Wallenberg setzte sich sehr rasch mit Lutz in Verbindung, um sich über die Schutzmassnahmen der Schweizer zu informieren. Er begann ebenfalls, Schutzdokumente auszustellen, die sogenannten Schutzpässe [protective passports]. Bis zum 10. September waren etwa 5000 ausgestellt worden, von denen 2000 verteilt waren.33 Er beklagte sich oft in Stockholm über fehlende finanzielle Mittel. Nach dem 15. Oktober intensivierte er seine Hilfsaktivitäten und verlegte die Büros nach Pest. Mehrere hundert Menschen, mehrheitlich Juden, arbeiteten für ihn.
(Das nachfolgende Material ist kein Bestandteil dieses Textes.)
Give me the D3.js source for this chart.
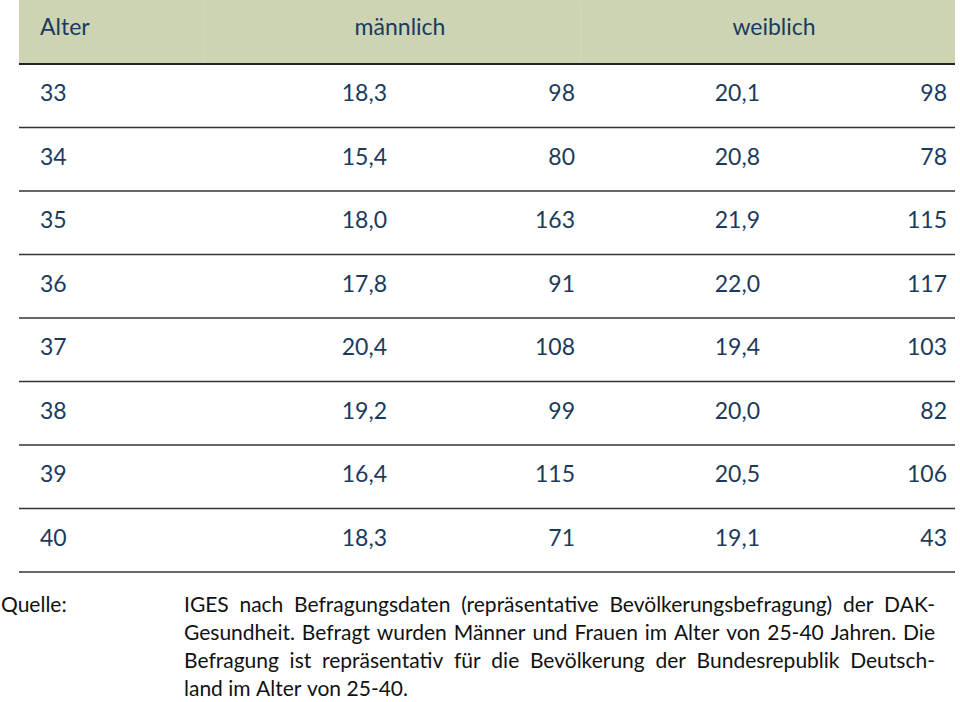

Er gab an, dass in seinen Büros 700 Leute lebten.34 Wallenberg erwies sich in den Wochen, die seiner Verhaftung durch die Sowjets am 17. Januar vorangingen, als ausgesprochen aktiv vor Ort in Pest. Er kann jedoch nicht als derjenige angesehen werden, der durch Vereitelung des geplanten Angriffs der Nyilas im Januar 1945 die 60 000 oder 70 000 Gefangenen des «Grossen Ghettos» rettete.35
Im Sommer 1944 trat in Budapest ein weiterer schwedischer Akteur in Erscheinung. Der ehemalige Journalist Waldemar Langlet, der in der ungarischen Hauptstadt lebte, drängte darauf, örtlicher Vertreter des schwedischen Roten Kreuzes zu werden. Als ihm dies im Juli gelang, hatte er bereits zwei Monate lang ohne Erlaubnis Schutzdokumente ausgestellt. Offiziell Danielsson unterstellt, führte er unabhängige Operationen durch, und die von ihm ausgestellten Schutzdokumente überstiegen die autorisierte Quote von 400 bei weitem. Carl Danielsson (1982), Per Anger (1980), Raoul Wallenberg (1963), Lars Berg (1982), Waldemar und Nina Langlet (1965) wurden mit dem Titel «Gerechte unter den Völkern» geehrt.